Ian R. Blain, for the Applicant
Applicant
- and -
R.H.M.
Toenie Hersch, for the Respondent
Respondent
HEARD: July 13, 2012
GRACE J.
A. Background
[ 1 ] Since the matter is still at the interim stage, an abbreviated version of the history will suffice.
[ 2 ] The parties separated almost nine years ago. Soon afterward, Ms. E.A.W. commenced proceedings.
[ 3 ] For about a year following separation, Mr. R.H.M. had regular access to the parties’ young children: E. and H.. A year later, serious allegations were made against him. Criminal charges were laid. Mr. R.H.M. was arrested. As a term of release, Mr. R.H.M. was prohibited from having any contact with the children except in the presence of counsel or a Children’s Aid worker.
[ 4 ] On September 9, 2005, Webster J. dismissed the charges.
[ 5 ] Mr. R.H.M. says the allegations were baseless. Ms. E.A.W. believed – and still believes - the opposite.
[ 6 ] Minutes of Settlement were negotiated. On March 22, 2006, Campbell J. made a final order. It dealt with various issues including custody of and access to thirteen year old E. and eleven year old H..
[ 7 ] Custody was granted to Ms. E.A.W.. With respect to access, Campbell J. ordered that a Services Agreement executed by the parties and the Children’s Aid Society remain in place for the balance of its term. Thereafter, access was to be at times arranged between Ms. E.A.W. and Mr. R.H.M. and failing agreement, by the Court.
[ 8 ] Access was provided only if supervised.

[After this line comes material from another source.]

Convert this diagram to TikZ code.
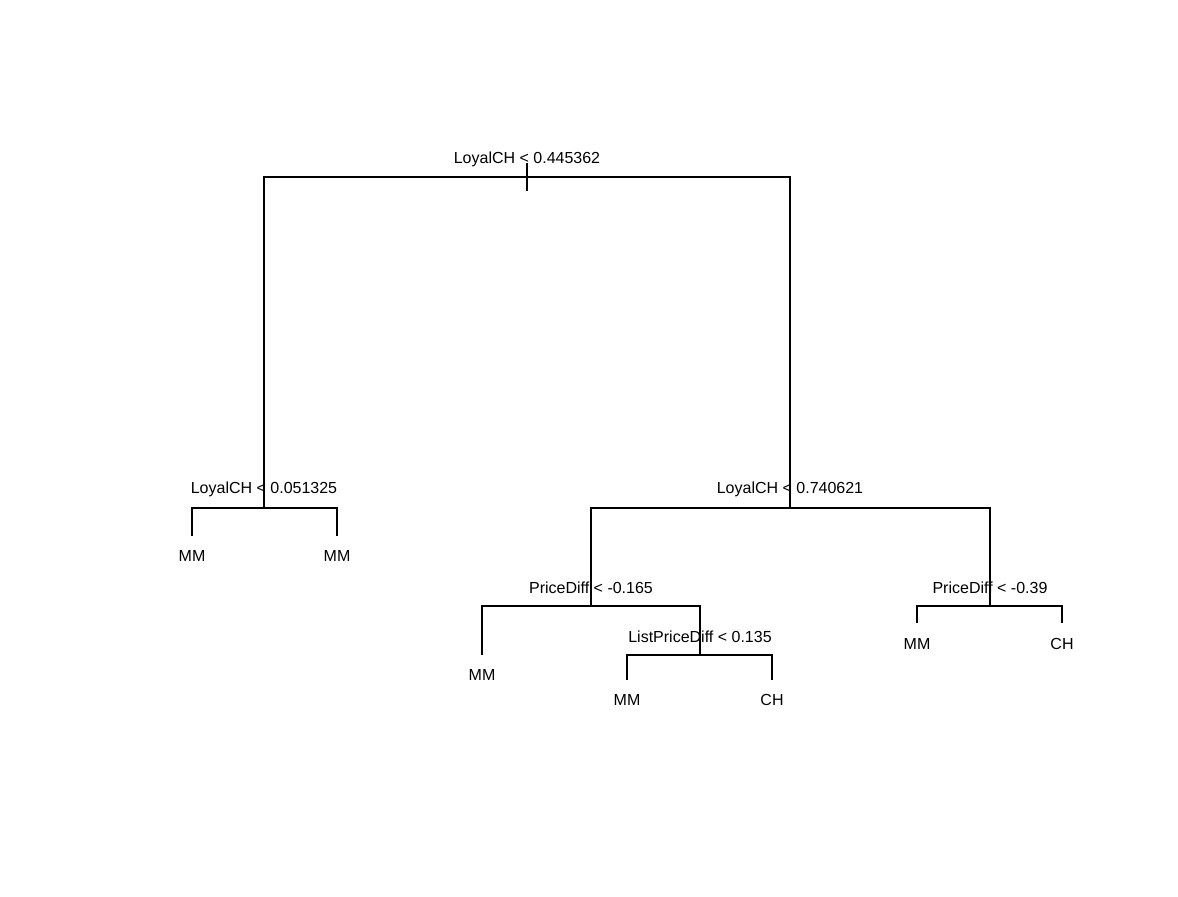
\documentclass[tikz,border=0pt]{standalone}
\usepackage{fontspec}
\setmainfont{Liberation Sans}
\usepackage{tikz}

\begin{document}
\begin{tikzpicture}[x=0.5pt,y=-0.5pt,
  branch/.style={line width=1.2pt},
  split/.style={anchor=base,font=\fontsize{8}{9.6}\selectfont},
  leaf/.style={anchor=base,font=\fontsize{8}{9.6}\selectfont}]
 \useasboundingbox (0,0) rectangle (1178,896);
 % split points
 \coordinate (root) at (527,177);
 \coordinate (rootTop) at (527,163);
 \coordinate (rootBot) at (527,191);
 \coordinate (left) at (264,508);
 \coordinate (right) at (790,508);
 \coordinate (price) at (591,606);
 \coordinate (list) at (700,655);
 \coordinate (priceR) at (990,606);
 % leaf ends
 \coordinate (lfA) at (192,536);
 \coordinate (lfB) at (337,536);
 \coordinate (lfC) at (482,655);
 \coordinate (lfD) at (627,680);
 \coordinate (lfE) at (772,680);
 \coordinate (lfF) at (917,623);
 \coordinate (lfG) at (1062,623);

 \draw[branch] (rootTop) -- (rootBot);
 \draw[branch] (root) -| (left);
 \draw[branch] (root) -| (right);
 \draw[branch] (left) -| (lfA);
 \draw[branch] (left) -| (lfB);
 \draw[branch] (right) -| (price);
 \draw[branch] (right) -| (priceR);
 \draw[branch] (price) -| (lfC);
 \draw[branch] (price) -| (list);
 \draw[branch] (list) -| (lfD);
 \draw[branch] (list) -| (lfE);
 \draw[branch] (priceR) -| (lfF);
 \draw[branch] (priceR) -| (lfG);

 % split labels
 \node[split] (tRoot) at (527,163) {LoyalCH < 0.445362};
 \node[split] (tLeft) at (264,493) {LoyalCH < 0.051325};
 \node[split] (tRight) at (790,493) {LoyalCH < 0.740621};
 \node[split] (tPrice) at (591,593) {PriceDiff < -0.165};
 \node[split] (tList) at (700,642) {ListPriceDiff < 0.135};
 \node[split] (tPriceR) at (990,593) {PriceDiff < -0.39};
 % leaf labels
 \node[leaf] (nA) at (192,561) {MM};
 \node[leaf] (nB) at (337,561) {MM};
 \node[leaf] (nC) at (482,680) {MM};
 \node[leaf] (nD) at (627,705) {MM};
 \node[leaf] (nE) at (772,705) {CH};
 \node[leaf] (nF) at (917,649) {MM};
 \node[leaf] (nG) at (1062,649) {CH};
\end{tikzpicture}
\end{document}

[ 9 ] On February 7, 2011, Mr. R.H.M. filed a motion to change portions of Campbell J.’s order. He seeks an order permitting and scheduling unsupervised access. I understand a date for trial is to be arranged at a November, 2012 attendance.
[ 10 ] On April 5, 2012, Bryant J. was asked to make a temporary order in accordance with the parties’ written consent. He did so.
[ 11 ] The Bryant J. order provided that Mr. R.H.M. was to have supervised access to the parties’ children: thirteen year old E. and 11 year old H..
[ 12 ] The schedule was a modest one: two visits in each 30 day period at the office of social worker Morrison Reid. Each visit is to be 90 minutes long.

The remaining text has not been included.